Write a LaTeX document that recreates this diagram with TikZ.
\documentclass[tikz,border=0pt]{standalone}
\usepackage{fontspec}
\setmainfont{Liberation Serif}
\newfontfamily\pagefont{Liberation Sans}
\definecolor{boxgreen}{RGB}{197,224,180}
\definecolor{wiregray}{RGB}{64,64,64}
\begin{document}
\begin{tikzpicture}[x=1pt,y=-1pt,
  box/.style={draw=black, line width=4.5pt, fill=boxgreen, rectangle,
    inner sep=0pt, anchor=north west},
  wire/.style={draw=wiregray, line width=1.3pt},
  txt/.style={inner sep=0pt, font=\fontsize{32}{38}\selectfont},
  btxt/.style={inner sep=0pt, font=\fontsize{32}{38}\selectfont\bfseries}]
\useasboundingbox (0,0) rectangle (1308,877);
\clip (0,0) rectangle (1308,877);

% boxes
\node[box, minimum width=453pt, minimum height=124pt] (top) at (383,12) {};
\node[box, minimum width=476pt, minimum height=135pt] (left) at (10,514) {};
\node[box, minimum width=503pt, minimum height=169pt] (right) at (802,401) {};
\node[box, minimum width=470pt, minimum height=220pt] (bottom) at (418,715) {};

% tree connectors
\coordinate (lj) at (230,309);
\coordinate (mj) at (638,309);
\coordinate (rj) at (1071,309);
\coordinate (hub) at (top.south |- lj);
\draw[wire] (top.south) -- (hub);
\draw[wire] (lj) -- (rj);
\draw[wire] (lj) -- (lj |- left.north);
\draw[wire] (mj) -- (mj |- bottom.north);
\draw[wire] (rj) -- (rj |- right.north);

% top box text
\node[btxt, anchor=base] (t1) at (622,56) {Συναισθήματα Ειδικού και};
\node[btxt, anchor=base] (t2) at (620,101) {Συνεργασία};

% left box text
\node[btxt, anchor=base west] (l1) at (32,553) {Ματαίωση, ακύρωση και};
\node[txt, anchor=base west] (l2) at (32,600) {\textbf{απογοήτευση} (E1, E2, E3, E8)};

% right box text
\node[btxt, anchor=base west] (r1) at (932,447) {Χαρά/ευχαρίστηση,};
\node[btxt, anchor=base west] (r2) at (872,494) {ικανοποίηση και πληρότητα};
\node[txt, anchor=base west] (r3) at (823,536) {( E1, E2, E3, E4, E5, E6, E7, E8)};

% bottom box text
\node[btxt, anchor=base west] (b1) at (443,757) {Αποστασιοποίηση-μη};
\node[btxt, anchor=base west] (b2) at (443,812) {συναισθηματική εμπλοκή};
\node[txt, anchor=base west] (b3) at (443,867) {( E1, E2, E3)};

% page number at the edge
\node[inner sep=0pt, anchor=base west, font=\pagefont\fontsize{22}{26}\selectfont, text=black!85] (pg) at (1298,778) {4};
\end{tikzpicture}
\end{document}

--

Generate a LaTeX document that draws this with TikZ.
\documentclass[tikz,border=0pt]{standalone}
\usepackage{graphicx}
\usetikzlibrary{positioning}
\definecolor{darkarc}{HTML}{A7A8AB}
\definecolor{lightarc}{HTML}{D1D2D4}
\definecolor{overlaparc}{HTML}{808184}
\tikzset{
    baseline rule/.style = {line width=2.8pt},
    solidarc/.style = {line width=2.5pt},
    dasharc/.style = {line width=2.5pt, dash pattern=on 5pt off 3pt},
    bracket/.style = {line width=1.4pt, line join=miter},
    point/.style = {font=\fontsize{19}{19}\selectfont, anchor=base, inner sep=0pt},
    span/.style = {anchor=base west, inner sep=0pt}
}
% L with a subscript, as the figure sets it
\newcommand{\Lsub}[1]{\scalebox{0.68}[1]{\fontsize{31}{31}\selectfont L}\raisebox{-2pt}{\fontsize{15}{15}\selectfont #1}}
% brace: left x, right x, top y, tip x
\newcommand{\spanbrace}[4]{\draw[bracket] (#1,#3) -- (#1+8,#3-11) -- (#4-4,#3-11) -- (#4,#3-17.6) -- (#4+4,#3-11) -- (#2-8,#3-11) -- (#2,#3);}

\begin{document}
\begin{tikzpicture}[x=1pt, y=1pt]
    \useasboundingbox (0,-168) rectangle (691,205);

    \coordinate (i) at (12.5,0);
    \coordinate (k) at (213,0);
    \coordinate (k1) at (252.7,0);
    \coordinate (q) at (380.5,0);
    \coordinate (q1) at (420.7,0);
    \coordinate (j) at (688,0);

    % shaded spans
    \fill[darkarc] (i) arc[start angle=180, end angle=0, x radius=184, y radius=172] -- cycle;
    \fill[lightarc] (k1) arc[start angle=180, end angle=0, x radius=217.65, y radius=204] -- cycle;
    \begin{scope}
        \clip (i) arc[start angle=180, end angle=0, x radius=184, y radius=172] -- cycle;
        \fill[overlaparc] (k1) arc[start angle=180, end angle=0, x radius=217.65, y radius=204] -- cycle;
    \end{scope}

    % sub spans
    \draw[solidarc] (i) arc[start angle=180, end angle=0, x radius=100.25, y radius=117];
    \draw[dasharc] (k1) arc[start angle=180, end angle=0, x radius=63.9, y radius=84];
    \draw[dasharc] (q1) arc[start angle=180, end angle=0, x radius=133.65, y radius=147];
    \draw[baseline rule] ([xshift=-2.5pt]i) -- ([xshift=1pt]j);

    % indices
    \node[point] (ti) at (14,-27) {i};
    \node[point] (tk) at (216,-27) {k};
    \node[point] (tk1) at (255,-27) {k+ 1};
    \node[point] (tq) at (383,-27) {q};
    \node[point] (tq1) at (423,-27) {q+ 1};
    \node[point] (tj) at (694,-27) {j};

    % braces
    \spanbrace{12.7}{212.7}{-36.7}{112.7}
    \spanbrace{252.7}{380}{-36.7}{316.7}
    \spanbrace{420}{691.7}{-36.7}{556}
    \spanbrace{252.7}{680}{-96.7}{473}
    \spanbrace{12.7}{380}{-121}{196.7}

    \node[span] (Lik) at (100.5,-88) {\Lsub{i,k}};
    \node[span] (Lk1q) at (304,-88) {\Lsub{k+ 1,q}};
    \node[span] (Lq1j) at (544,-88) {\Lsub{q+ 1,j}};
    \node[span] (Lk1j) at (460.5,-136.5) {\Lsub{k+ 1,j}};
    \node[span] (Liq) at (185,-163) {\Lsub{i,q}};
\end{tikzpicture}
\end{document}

§ **Aim**:
As listed above, the lines from the line with "Write a LaTeX" to the line with "minimum width=470pt, minimum" are to be echoed exactly, with both ends included and nothing added.

§ **Correct answer**:
Write a LaTeX document that recreates this diagram with TikZ.
\documentclass[tikz,border=0pt]{standalone}
\usepackage{fontspec}
\setmainfont{Liberation Serif}
\newfontfamily\pagefont{Liberation Sans}
\definecolor{boxgreen}{RGB}{197,224,180}
\definecolor{wiregray}{RGB}{64,64,64}
\begin{document}
\begin{tikzpicture}[x=1pt,y=-1pt,
  box/.style={draw=black, line width=4.5pt, fill=boxgreen, rectangle,
    inner sep=0pt, anchor=north west},
  wire/.style={draw=wiregray, line width=1.3pt},
  txt/.style={inner sep=0pt, font=\fontsize{32}{38}\selectfont},
  btxt/.style={inner sep=0pt, font=\fontsize{32}{38}\selectfont\bfseries}]
\useasboundingbox (0,0) rectangle (1308,877);
\clip (0,0) rectangle (1308,877);

% boxes
\node[box, minimum width=453pt, minimum height=124pt] (top) at (383,12) {};
\node[box, minimum width=476pt, minimum height=135pt] (left) at (10,514) {};
\node[box, minimum width=503pt, minimum height=169pt] (right) at (802,401) {};
\node[box, minimum width=470pt, minimum height=220pt] (bottom) at (418,715) {};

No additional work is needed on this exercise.